Task instructions: Starting at the line that contains "Reproduce this chart with Plotly." and stopping at the line that contains "return (H - B - py) / plot_h", transcribe every line of the material below exactly; pictures stay out.

==== Data rows ====

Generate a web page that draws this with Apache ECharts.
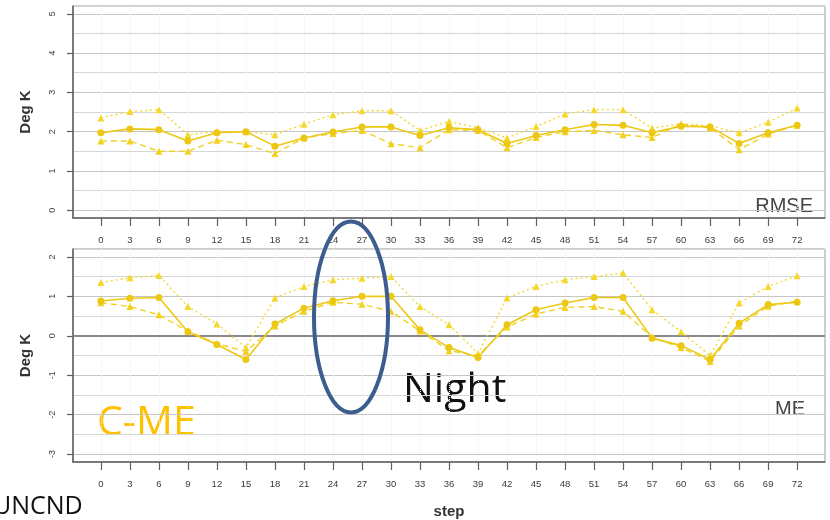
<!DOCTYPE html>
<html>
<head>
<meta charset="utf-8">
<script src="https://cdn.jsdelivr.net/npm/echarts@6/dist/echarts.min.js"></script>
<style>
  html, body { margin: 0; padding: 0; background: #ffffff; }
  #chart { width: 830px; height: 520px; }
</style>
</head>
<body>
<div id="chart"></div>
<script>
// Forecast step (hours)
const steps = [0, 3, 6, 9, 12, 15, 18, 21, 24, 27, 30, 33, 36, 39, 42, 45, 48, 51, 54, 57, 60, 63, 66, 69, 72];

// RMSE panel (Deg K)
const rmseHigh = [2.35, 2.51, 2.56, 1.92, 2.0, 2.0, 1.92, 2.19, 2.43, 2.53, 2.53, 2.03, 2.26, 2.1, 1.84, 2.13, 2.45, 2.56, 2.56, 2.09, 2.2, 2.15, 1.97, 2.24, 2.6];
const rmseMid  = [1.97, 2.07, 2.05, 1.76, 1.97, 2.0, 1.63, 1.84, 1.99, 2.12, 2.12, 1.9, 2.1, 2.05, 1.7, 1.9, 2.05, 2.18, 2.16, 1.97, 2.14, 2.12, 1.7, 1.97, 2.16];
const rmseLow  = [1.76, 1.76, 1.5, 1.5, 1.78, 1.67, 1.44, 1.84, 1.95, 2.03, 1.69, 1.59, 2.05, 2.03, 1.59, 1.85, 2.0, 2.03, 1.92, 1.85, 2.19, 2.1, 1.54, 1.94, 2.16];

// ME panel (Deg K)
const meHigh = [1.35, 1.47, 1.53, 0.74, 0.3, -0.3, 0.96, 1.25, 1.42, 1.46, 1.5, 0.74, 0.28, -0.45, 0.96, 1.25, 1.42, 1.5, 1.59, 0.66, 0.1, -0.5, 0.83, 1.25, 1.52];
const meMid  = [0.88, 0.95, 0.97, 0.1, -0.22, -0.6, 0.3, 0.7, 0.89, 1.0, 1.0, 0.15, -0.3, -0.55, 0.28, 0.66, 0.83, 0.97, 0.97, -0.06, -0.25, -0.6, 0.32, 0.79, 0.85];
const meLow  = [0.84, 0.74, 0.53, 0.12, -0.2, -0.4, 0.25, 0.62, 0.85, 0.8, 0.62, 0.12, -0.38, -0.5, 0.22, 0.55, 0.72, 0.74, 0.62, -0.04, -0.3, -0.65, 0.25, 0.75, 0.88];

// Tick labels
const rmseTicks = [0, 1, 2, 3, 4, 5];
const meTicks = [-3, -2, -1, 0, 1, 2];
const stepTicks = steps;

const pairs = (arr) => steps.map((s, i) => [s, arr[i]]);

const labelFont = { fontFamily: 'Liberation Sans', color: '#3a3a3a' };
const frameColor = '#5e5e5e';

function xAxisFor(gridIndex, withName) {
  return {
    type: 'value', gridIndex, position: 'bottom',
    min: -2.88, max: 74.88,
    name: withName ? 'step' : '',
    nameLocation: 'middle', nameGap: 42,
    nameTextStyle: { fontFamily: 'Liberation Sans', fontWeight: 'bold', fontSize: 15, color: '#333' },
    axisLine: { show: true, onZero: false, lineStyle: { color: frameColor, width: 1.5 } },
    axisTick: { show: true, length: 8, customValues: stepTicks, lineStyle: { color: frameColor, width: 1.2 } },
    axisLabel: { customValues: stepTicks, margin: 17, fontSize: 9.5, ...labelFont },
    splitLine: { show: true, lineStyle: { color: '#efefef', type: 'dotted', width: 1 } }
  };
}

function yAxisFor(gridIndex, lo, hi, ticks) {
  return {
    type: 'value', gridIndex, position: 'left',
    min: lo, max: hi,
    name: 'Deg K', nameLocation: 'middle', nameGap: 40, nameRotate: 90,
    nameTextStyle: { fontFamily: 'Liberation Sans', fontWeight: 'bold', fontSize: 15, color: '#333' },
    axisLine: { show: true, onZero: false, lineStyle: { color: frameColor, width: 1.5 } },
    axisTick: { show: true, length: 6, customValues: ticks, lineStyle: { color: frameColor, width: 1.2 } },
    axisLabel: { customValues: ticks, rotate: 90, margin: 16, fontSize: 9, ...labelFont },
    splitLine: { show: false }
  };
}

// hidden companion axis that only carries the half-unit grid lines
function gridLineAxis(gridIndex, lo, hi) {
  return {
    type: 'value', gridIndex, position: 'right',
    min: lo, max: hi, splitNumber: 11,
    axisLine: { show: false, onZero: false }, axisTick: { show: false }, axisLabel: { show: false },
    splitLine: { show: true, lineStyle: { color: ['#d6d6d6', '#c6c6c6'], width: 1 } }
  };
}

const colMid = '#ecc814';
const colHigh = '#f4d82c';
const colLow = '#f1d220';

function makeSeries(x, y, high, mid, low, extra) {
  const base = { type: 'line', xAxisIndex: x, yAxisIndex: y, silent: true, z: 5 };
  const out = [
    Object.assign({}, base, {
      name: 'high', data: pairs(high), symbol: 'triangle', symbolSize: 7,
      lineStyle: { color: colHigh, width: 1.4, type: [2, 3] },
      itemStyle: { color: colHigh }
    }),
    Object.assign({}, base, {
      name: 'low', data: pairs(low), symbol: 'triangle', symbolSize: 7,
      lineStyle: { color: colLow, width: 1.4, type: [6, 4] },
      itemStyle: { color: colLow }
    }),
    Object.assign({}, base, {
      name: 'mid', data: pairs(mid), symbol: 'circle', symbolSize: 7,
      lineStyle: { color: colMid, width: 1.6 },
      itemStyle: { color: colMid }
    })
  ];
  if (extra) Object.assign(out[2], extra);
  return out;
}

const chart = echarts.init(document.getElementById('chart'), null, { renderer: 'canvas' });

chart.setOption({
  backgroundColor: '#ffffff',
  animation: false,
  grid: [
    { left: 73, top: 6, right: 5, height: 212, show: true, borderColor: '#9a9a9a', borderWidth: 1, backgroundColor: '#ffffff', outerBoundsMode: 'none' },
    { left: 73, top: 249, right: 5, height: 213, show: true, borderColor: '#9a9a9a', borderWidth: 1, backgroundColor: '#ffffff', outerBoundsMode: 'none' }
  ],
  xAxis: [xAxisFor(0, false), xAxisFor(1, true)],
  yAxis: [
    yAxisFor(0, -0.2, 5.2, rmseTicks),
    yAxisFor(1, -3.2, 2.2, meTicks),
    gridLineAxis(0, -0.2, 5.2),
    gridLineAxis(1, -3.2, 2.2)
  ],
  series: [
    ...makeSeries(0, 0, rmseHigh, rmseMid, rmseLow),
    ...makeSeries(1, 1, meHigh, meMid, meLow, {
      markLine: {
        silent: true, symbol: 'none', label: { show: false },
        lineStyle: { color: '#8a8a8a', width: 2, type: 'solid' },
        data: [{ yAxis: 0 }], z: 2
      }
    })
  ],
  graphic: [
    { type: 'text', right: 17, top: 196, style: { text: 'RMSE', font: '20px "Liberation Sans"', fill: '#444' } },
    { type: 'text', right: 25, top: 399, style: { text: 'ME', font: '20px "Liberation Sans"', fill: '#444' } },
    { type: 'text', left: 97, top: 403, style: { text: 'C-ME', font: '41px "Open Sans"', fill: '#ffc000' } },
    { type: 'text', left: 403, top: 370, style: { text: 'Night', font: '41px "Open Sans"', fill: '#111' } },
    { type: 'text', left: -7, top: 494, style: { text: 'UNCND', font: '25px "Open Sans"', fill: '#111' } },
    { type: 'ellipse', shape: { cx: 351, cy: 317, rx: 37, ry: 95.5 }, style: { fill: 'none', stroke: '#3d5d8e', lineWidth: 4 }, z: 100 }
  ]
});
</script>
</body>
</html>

====
==== Data rows ====

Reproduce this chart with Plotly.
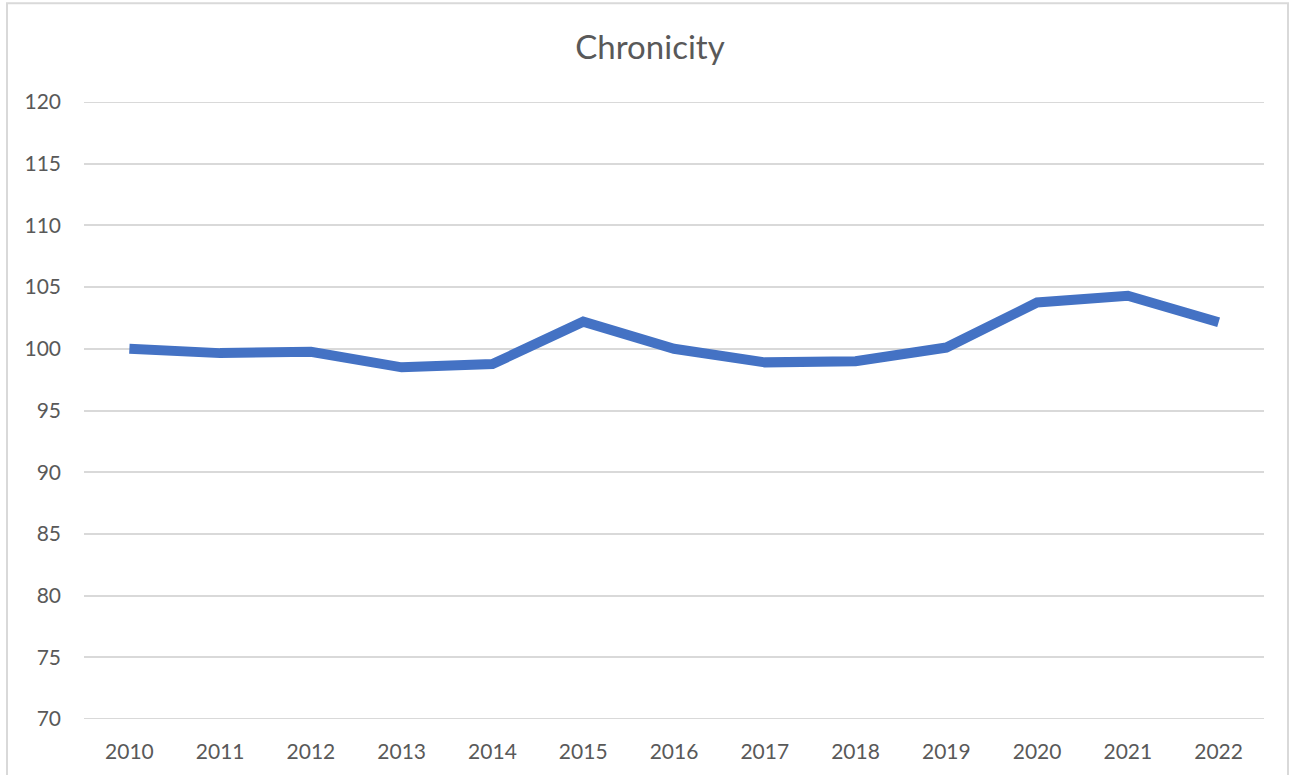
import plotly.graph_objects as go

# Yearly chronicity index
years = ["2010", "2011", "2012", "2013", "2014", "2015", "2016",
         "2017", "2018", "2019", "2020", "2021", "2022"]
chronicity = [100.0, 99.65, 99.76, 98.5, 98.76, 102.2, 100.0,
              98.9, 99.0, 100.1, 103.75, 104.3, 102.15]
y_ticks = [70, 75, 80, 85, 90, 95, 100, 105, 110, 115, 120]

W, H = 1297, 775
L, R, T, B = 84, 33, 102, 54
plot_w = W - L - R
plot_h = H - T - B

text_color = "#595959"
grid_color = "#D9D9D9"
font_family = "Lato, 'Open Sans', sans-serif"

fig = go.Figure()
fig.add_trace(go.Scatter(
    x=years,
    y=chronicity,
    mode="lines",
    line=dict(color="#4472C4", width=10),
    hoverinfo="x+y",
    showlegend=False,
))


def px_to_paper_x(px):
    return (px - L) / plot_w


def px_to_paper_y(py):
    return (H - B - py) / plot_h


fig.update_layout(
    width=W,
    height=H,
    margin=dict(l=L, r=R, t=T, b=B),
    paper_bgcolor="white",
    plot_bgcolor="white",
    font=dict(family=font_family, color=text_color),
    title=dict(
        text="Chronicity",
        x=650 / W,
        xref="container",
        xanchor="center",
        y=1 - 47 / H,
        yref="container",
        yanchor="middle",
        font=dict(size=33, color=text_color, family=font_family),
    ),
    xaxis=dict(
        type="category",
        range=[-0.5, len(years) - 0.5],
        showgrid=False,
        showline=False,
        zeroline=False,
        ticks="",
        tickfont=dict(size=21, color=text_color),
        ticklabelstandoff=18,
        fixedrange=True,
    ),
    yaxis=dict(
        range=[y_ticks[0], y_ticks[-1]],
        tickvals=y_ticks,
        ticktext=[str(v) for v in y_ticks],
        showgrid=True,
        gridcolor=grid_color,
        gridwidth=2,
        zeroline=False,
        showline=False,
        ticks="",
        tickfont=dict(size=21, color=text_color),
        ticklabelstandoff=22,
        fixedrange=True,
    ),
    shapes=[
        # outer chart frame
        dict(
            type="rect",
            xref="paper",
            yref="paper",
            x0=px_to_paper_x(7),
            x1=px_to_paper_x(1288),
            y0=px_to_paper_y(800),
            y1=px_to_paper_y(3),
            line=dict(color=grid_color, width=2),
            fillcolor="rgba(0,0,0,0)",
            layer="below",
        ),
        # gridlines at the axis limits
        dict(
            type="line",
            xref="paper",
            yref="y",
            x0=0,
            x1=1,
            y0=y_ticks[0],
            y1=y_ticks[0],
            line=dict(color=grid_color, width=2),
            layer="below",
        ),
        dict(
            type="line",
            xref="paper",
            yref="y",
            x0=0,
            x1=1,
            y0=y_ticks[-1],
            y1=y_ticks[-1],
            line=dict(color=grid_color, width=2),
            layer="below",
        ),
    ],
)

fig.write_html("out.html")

====

Response below:
Reproduce this chart with Plotly.
import plotly.graph_objects as go

# Yearly chronicity index
years = ["2010", "2011", "2012", "2013", "2014", "2015", "2016",
         "2017", "2018", "2019", "2020", "2021", "2022"]
chronicity = [100.0, 99.65, 99.76, 98.5, 98.76, 102.2, 100.0,
              98.9, 99.0, 100.1, 103.75, 104.3, 102.15]
y_ticks = [70, 75, 80, 85, 90, 95, 100, 105, 110, 115, 120]

W, H = 1297, 775
L, R, T, B = 84, 33, 102, 54
plot_w = W - L - R
plot_h = H - T - B

text_color = "#595959"
grid_color = "#D9D9D9"
font_family = "Lato, 'Open Sans', sans-serif"

fig = go.Figure()
fig.add_trace(go.Scatter(
    x=years,
    y=chronicity,
    mode="lines",
    line=dict(color="#4472C4", width=10),
    hoverinfo="x+y",
    showlegend=False,
))


def px_to_paper_x(px):
    return (px - L) / plot_w


def px_to_paper_y(py):
    return (H - B - py) / plot_h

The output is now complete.